CONSERVATIVES AND STEM CELLS….Wingers are in a fantastic snit over Michael J. Fox’s new ad supporting Claire McCaskill in the Missouri Senate race because of her stand on stem cell research. It’s a remarkable reaction considering how little the ad actually says (video here). Here’s the complete text:
As you might know, I care deeply about stem cell research. In Missouri, you can elect Claire McCaskill, who shares my hope for cures. Unfortunately, Senator Jim Talent opposes expanding stem cell research. Senator Talent even wanted to criminalize the science that gives us a chance for hope.
They say all politics is local, but that’s not always the case. What you do in Missouri matters to millions of Americans. Americans like me.
Fair enough, right? Missouri has an initiative on the ballot this year that would guarantee researchers the freedom to conduct embryonic stem cell research, and McCaskill supports it while Talent doesn’t. What’s more, until recently Talent supported federal legislation to ban somatic cell nuclear transfer of human embryos, a promising form of stem cell research. It’s a tough ad, but it addresses a legitimate issue that’s important to Missourians.
So what happened? Rush Limbaugh, in his usual smugly obnoxious way, suggested that Fox was exaggerating his Parkinson’s Disease in the ad, and Kathryn Jean Lopez leapt to his defense: “To make the point Rush made was not mean or heartless….It was an honesty check ? a worthwhile and fair one.” Ramesh Ponnuru says Fox’s charge is “flatly untrue” because ? get this ? Talent is not actually opposed to every single type of stem cell research in the world and Fox didn’t acknowledge this in his 73-word ad. (Talent is opposed to Missouri’s initiative, though, which is pretty clearly the context of the ad, and until recently he did support S.658, which would have banned some of the most promising advances in embryonic stem cell research.) Meanwhile, John Podhoretz is a voice of reason.
Actually, I’m sort of happy to see this.

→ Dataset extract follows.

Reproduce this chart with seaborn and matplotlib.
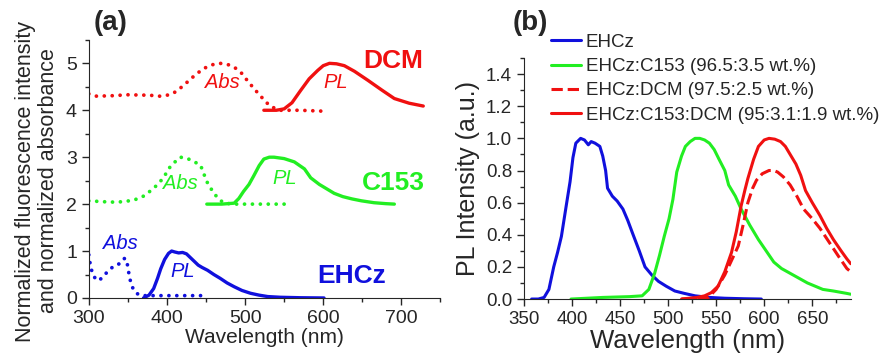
import numpy as np
import pandas as pd
import seaborn as sns
import matplotlib.pyplot as plt
from matplotlib.ticker import MultipleLocator

sns.set_style('ticks')
plt.rcParams['font.family'] = ['Liberation Sans', 'DejaVu Sans']

RED = '#f01010'
GREEN = '#22ee22'
BLUE = '#1010dd'

# ---- panel (a): normalized absorption / PL, stacked with offsets
offsets = {'EHCz': 0, 'C153': 2, 'DCM': 4}

ehcz_abs_wl = [300, 302, 305, 309, 313, 318, 325, 332, 338, 342, 346, 349, 351, 354, 358, 363, 370, 400, 453]
ehcz_abs = [0.92, 0.70, 0.50, 0.40, 0.37, 0.45, 0.58, 0.68, 0.72, 0.76, 0.85, 0.75, 0.55, 0.30, 0.15, 0.08, 0.05, 0.05, 0.05]
ehcz_pl_wl = [370, 377, 383, 388, 392, 397, 402, 406, 410, 415, 420, 425, 430, 435, 440, 445, 452, 460, 468, 477, 486, 496, 507, 518, 529, 545, 571, 601]
ehcz_pl = [0.0, 0.06, 0.20, 0.42, 0.62, 0.82, 0.95, 1.0, 0.98, 0.96, 0.97, 0.94, 0.86, 0.78, 0.70, 0.65, 0.59, 0.50, 0.42, 0.32, 0.24, 0.16, 0.10, 0.06, 0.03, 0.015, 0.005, 0.0]

c153_abs_wl = [300, 320, 336, 357, 370, 378, 387, 395, 405, 417, 425, 433, 443, 451, 460, 467, 473, 486, 520, 552]
c153_abs = [0.07, 0.05, 0.04, 0.08, 0.17, 0.27, 0.40, 0.55, 0.82, 1.0, 0.98, 0.92, 0.83, 0.48, 0.23, 0.10, 0.02, 0.0, 0.0, 0.0]
c153_pl_wl = [451, 470, 486, 492, 498, 505, 511, 518, 524, 531, 537, 550, 563, 576, 584, 595, 605, 614, 625, 637, 649, 665, 680, 691]
c153_pl = [0.0, 0.0, 0.02, 0.12, 0.27, 0.42, 0.60, 0.82, 0.96, 1.0, 1.0, 0.97, 0.90, 0.75, 0.56, 0.42, 0.32, 0.23, 0.16, 0.11, 0.07, 0.03, 0.01, 0.0]

dcm_abs_wl = [300, 310, 330, 350, 378, 391, 400, 408, 417, 426, 436, 447, 458, 468, 477, 486, 495, 503, 512, 520, 527, 533, 540, 546, 570, 601]
dcm_abs = [0.35, 0.30, 0.31, 0.33, 0.32, 0.30, 0.32, 0.36, 0.47, 0.60, 0.75, 0.89, 0.97, 1.0, 0.98, 0.92, 0.80, 0.63, 0.45, 0.30, 0.17, 0.08, 0.03, 0.0, 0.0, -0.02]
dcm_pl_wl = [524, 540, 550, 560, 571, 582, 593, 600, 608, 617, 627, 640, 657, 675, 691, 710, 728]
dcm_pl = [0.0, 0.0, 0.03, 0.16, 0.42, 0.67, 0.85, 0.95, 1.0, 0.99, 0.95, 0.83, 0.64, 0.43, 0.25, 0.15, 0.09]

# ---- panel (b): PL of films
b_ehcz_wl = [358, 365, 371, 376, 381, 385, 389, 394, 398, 401, 404, 409, 413, 417, 420, 424, 429, 432, 435, 437, 442, 447, 453, 458, 463, 470, 476, 483, 490, 498, 507, 517, 528, 543, 559, 578, 597]
b_ehcz = [0.0, 0.0, 0.01, 0.06, 0.20, 0.29, 0.39, 0.58, 0.73, 0.88, 0.97, 1.0, 0.99, 0.96, 0.98, 0.97, 0.95, 0.89, 0.80, 0.69, 0.64, 0.61, 0.56, 0.49, 0.41, 0.30, 0.20, 0.15, 0.11, 0.08, 0.05, 0.035, 0.02, 0.01, 0.005, 0.002, 0.0]
b_c153_wl = [399, 432, 460, 473, 480, 486, 491, 496, 501, 505, 509, 514, 518, 523, 528, 533, 538, 543, 548, 553, 559, 563, 570, 576, 585, 594, 602, 610, 618, 627, 636, 645, 653, 661, 672, 686, 690]
b_c153 = [0.0, 0.01, 0.015, 0.02, 0.06, 0.16, 0.27, 0.39, 0.50, 0.62, 0.79, 0.89, 0.95, 0.98, 1.0, 1.0, 0.99, 0.97, 0.93, 0.87, 0.80, 0.71, 0.64, 0.56, 0.46, 0.37, 0.30, 0.23, 0.19, 0.16, 0.13, 0.10, 0.08, 0.06, 0.05, 0.035, 0.03]
b_dcm_wl = [514, 530, 542, 550, 559, 566, 573, 578, 583, 588, 592, 598, 605, 610, 614, 620, 627, 634, 641, 650, 658, 668, 678, 686, 690]
b_dcm = [0.0, 0.003, 0.01, 0.06, 0.15, 0.24, 0.33, 0.46, 0.60, 0.69, 0.74, 0.78, 0.80, 0.80, 0.79, 0.76, 0.71, 0.64, 0.56, 0.50, 0.44, 0.35, 0.26, 0.19, 0.17]
b_mix_wl = [514, 530, 538, 545, 552, 559, 566, 571, 576, 580, 583, 589, 594, 600, 605, 611, 617, 622, 627, 633, 638, 643, 650, 658, 665, 672, 680, 686, 690]
b_mix = [0.0, 0.01, 0.02, 0.04, 0.08, 0.17, 0.29, 0.42, 0.58, 0.68, 0.75, 0.87, 0.95, 0.99, 1.0, 0.995, 0.98, 0.95, 0.90, 0.84, 0.77, 0.675, 0.60, 0.52, 0.44, 0.37, 0.30, 0.25, 0.22]

legend_labels = ['EHCz', 'EHCz:C153 (96.5:3.5 wt.%)', 'EHCz:DCM (97.5:2.5 wt.%)',
                 'EHCz:C153:DCM (95:3.1:1.9 wt.%)']

fig = plt.figure(figsize=(8.88, 3.56), dpi=100)
ax1 = fig.add_axes([0.100, 0.163, 0.396, 0.725])
ax2 = fig.add_axes([0.590, 0.160, 0.368, 0.677])

# round dots, ~8 px apart
dot_kw = dict(linestyle=(0, (0.01, 2.1)), linewidth=2.7, dash_capstyle='round')
sol_kw = dict(linewidth=2.4)

for name, col, abs_wl, abs_v, pl_wl, pl_v in [
        ('EHCz', BLUE, ehcz_abs_wl, ehcz_abs, ehcz_pl_wl, ehcz_pl),
        ('C153', GREEN, c153_abs_wl, c153_abs, c153_pl_wl, c153_pl),
        ('DCM', RED, dcm_abs_wl, dcm_abs, dcm_pl_wl, dcm_pl)]:
    off = offsets[name]
    sns.lineplot(x=abs_wl, y=np.array(abs_v) + off, color=col, ax=ax1, **dot_kw)
    sns.lineplot(x=pl_wl, y=np.array(pl_v) + off, color=col, ax=ax1, **sol_kw)

# labels in panel (a)
ax1.text(690, 5.05, 'DCM', color=RED, fontsize=19, fontweight='bold', ha='center', va='center')
ax1.text(690, 2.45, 'C153', color=GREEN, fontsize=19, fontweight='bold', ha='center', va='center')
ax1.text(636, 0.47, 'EHCz', color=BLUE, fontsize=19, fontweight='bold', ha='center', va='center')
for x, y, s, col in [(471, 4.6, 'Abs', RED), (616, 4.6, 'PL', RED),
                     (417, 2.45, 'Abs', GREEN), (551, 2.55, 'PL', GREEN),
                     (340, 1.17, 'Abs', BLUE), (420, 0.57, 'PL', BLUE)]:
    ax1.text(x, y, s, color=col, fontsize=14.5, style='italic', ha='center', va='center')

ax1.set_xlim(300, 750)
ax1.set_ylim(0, 5.5)
ax1.set_xticks([300, 400, 500, 600, 700])
ax1.xaxis.set_minor_locator(MultipleLocator(50))
ax1.yaxis.set_major_locator(MultipleLocator(1))
ax1.yaxis.set_minor_locator(MultipleLocator(0.5))
ax1.tick_params(labelsize=14, length=5, width=1)
ax1.tick_params(which='minor', length=3, width=1)
ax1.set_xlabel('Wavelength (nm)', fontsize=15, labelpad=1)
ax1.set_ylabel('Normalized fluorescence intensity\nand normalized absorbance', fontsize=15.5,
               linespacing=1.15)
ax1.yaxis.set_label_coords(-0.085, 0.453)
sns.despine(ax=ax1)

# panel (b)
sns.lineplot(x=b_ehcz_wl, y=b_ehcz, color=BLUE, linewidth=2.2, ax=ax2, label=legend_labels[0])
sns.lineplot(x=b_c153_wl, y=b_c153, color=GREEN, linewidth=2.2, ax=ax2, label=legend_labels[1])
sns.lineplot(x=b_dcm_wl, y=b_dcm, color=RED, linewidth=2.2, linestyle='--', ax=ax2, label=legend_labels[2])
sns.lineplot(x=b_mix_wl, y=b_mix, color=RED, linewidth=2.2, ax=ax2, label=legend_labels[3])

ax2.set_xlim(350, 690)
ax2.set_ylim(0, 1.5)
ax2.xaxis.set_major_locator(MultipleLocator(50))
ax2.xaxis.set_minor_locator(MultipleLocator(25))
ax2.set_yticks([0, 0.2, 0.4, 0.6, 0.8, 1.0, 1.2, 1.4])
ax2.yaxis.set_minor_locator(MultipleLocator(0.1))
ax2.yaxis.set_major_formatter(plt.FormatStrFormatter('%.1f'))
ax2.tick_params(labelsize=13.5, length=5, width=1)
ax2.tick_params(which='minor', length=3, width=1)
ax2.set_xlabel('Wavelength (nm)', fontsize=18.5, labelpad=1)
ax2.set_ylabel('PL Intensity (a.u.)', fontsize=18, labelpad=4)
sns.despine(ax=ax2)
ax2.legend(loc='upper left', bbox_to_anchor=(0.621, 0.905), bbox_transform=fig.transFigure,
           frameon=False, fontsize=13.5, handlelength=1.55, handletextpad=0.28,
           labelspacing=0.38, borderpad=0, borderaxespad=0)

fig.text(0.125, 0.935, '(a)', fontsize=20, fontweight='bold', ha='center', va='center')
fig.text(0.597, 0.935, '(b)', fontsize=20, fontweight='bold', ha='center', va='center')

fig.savefig('out.png', dpi=100)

Too often it’s been liberals who respond to tough ads with whining, but now conservatives are doing it instead ? and it’s a sign of weakness. If conservatives want to defend Talent’s position, they should go right ahead and do so. But accusing Michael J. Fox of faking his symptoms and then complaining that a 30-second spot isn’t a Brookings white paper? That shows a kind of helpless desperation that it’s nice to see on the other side for once.